Bütün bunların yanında AKP yiyecek içecek paketleri dağıtmayı da ihmal etmedi.

Hayatın bütün alanları ticarileşirken, her şey haraç mezat satılırken halka sus payı olarak refahtan pay verilmektedir.

Kapitalizm, 40-50 yıllık krizlerine, kısa sürelerde gerçekleşen krizlerine rağmen hep yenilenerek yoluna devam edebildi. Kapitalizm refah dağıtabildiği sürece devam edecek görünüyor.

Aynı şekilde Türkiye’de her şey piyasalaşırken iktidar refahtan sus payı dağıtabiliyor.

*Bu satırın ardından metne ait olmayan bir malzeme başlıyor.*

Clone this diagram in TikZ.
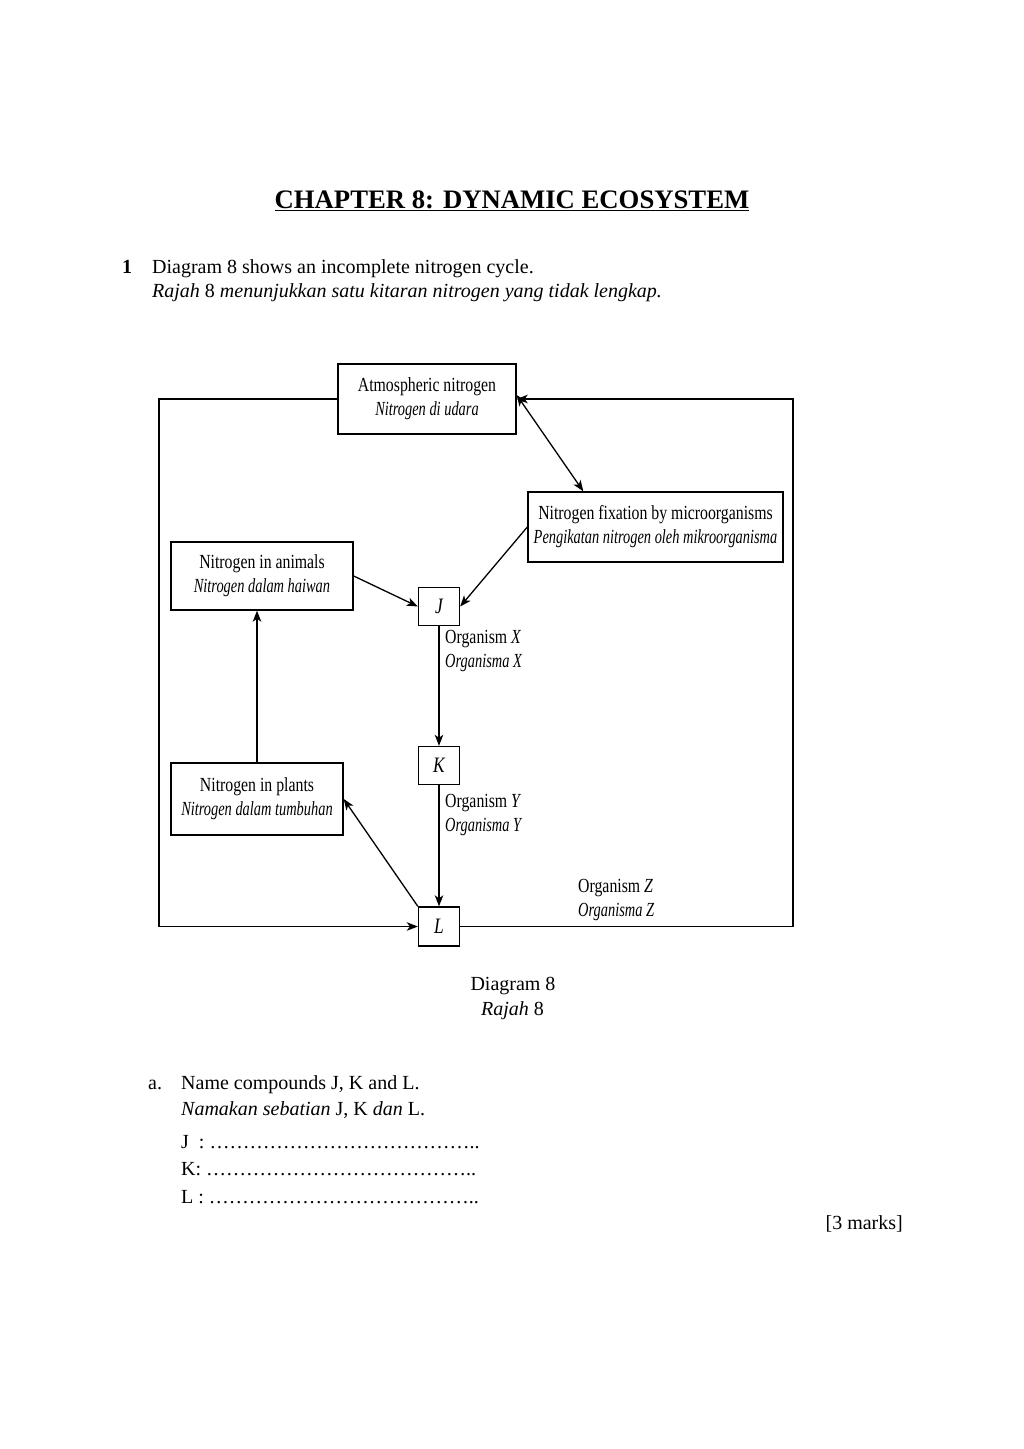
\documentclass[tikz,border=0pt]{standalone}
\usepackage{fontspec}
\setmainfont{Liberation Serif}
\newfontfamily\dfont[FakeStretch=0.79]{Liberation Serif}
\newfontfamily\difont[FakeStretch=0.72]{Liberation Serif}
\usetikzlibrary{arrows.meta,calc}
\newcommand\dit[1]{{\difont\itshape #1}}
\tikzset{
  dbox/.style={draw, line width=1.4pt, inner sep=0pt, align=center,
    font=\dfont\fontsize{20}{24}\selectfont},
  letterbox/.style={draw, line width=1.4pt, minimum width=41pt, minimum height=38pt,
    inner sep=0pt, font=\dfont\fontsize{22}{24}\selectfont\itshape},
  tip/.tip={Stealth[length=11pt,width=8.5pt,inset=3pt]},
  conn/.style={line width=1.3pt, -tip},
  dconn/.style={line width=1.3pt, tip-tip},
  lab/.style={anchor=west, align=left, inner sep=0pt,
    font=\dfont\fontsize{20}{24}\selectfont},
  txt/.style={anchor=base west, inner sep=0pt, font=\fontsize{20}{24}\selectfont},
  ctxt/.style={anchor=base, inner sep=0pt, font=\fontsize{20}{24}\selectfont},
}
\begin{document}
\begin{tikzpicture}[x=1pt,y=-1pt]
\useasboundingbox[fill=white] (0,0) rectangle (1024,1449);

% heading and question
\node[anchor=base, inner sep=0pt, font=\bfseries\fontsize{26.7}{30}\selectfont] (title) at (512,208)
  {\underline{CHAPTER 8: DYNAMIC ECOSYSTEM}};
\node[txt, font=\bfseries\fontsize{20}{24}\selectfont] (q1) at (122,273) {1};
\node[txt] (l1) at (152,273) {Diagram 8 shows an incomplete nitrogen cycle.};
\node[txt] (l2) at (152,297) {\textit{Rajah} 8 \textit{menunjukkan satu kitaran nitrogen yang tidak lengkap.}};

% diagram boxes
\node[dbox, minimum width=178pt, minimum height=70pt] (atm) at (427,399)
  {Atmospheric nitrogen\\ \dit{Nitrogen di udara}};
\node[dbox, minimum width=255pt, minimum height=70pt] (fix) at (655.5,527)
  {Nitrogen fixation by microorganisms\\ \dit{Pengikatan nitrogen oleh mikroorganisma}};
\node[dbox, minimum width=182pt, minimum height=68pt] (ani) at (262,576)
  {Nitrogen in animals\\ \dit{Nitrogen dalam haiwan}};
\node[dbox, minimum width=172pt, minimum height=72pt] (pla) at (257,799)
  {Nitrogen in plants\\ \dit{Nitrogen dalam tumbuhan}};
\node[letterbox] (J) at (439,606.5) {J};
\node[letterbox] (K) at (439,765.5) {K};
\node[letterbox, minimum height=39pt] (L) at (439,926.5) {L};

% frame corners
\coordinate (tl) at (159,399);
\coordinate (bl) at (159,926.5);
\coordinate (br) at (793,926.5);
\coordinate (tr) at (793,399);

% connectors
\draw[conn] (atm.west) -- (tl) -- (bl) -- (L.west);
\draw[conn] (L.east) -- (br) -- (tr) -- (atm.east);
\draw[dconn] ($(atm.east)+(0,-4)$) -- ($(fix.north west)+(56,0)$);
\draw[conn] (fix.west) -- (J.east);
\draw[conn] (ani.east) -- (J.west);
\draw[conn] (J) -- (K);
\draw[conn] (K) -- (L);
\draw[conn] (pla.north) -- (pla.north |- ani.south);
\draw[conn] (L.north west) -- (pla.east);

% labels
\node[lab] (orgx) at (445,651) {Organism \textit{X}\\ \dit{Organisma X}};
\node[lab] (orgy) at (445,815) {Organism \textit{Y}\\ \dit{Organisma Y}};
\node[lab] (orgz) at (578,900) {Organism \textit{Z}\\ \dit{Organisma Z}};

% caption
\node[ctxt] (cap1) at (513,990) {Diagram 8};
\node[ctxt] (cap2) at (512.5,1015) {\textit{Rajah} 8};

% question a
\node[txt] (qa) at (148,1089) {a.};
\node[txt] (a1) at (181,1089) {Name compounds J, K and L.};
\node[txt] (a2) at (181,1115) {\textit{Namakan sebatian} J, K \textit{dan} L.};
\node[txt] (aj) at (181,1148) {J\ \ : …………………………………..};
\node[txt] (ak) at (181,1175) {K: …………………………………..};
\node[txt] (al) at (181,1203) {L : …………………………………..};
\node[txt, anchor=base east] (marks) at (903,1229) {[3 marks]};
\end{tikzpicture}
\end{document}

Bu durumda muhalefetinde desteği ile AKP 16 yıl iktidarda kalabiliyor, bu gidişle kalmaya da devam edecektir.

Ancak serbest piyasa ekonomisi küresel düzeyde duvara dayanmış görünüyor.

Türkiye’de esas sorun muhalefetin yoklukla malul olmasıdır.

Sonuçtan baktığımızda sanki herkesi kendi rolünü oynamıştır.

Perdenin önünde oynanan oyun başka arkada yürüyen düzen başka.  

CHP küresel baronların yazdığı senaryolarda rol üstlenmeye devam ettiği sürece oyu %25’lerde sürünecektir.

CHP’de lider değişimi hiçbir işe yaramaz zihniyet değişmedikçe.

Türkiye’nin aydınlık insanları her şeyi sil baştan düşünmeli, başka bir dünya için, yeni başlangıçlar için adım atmalıdır.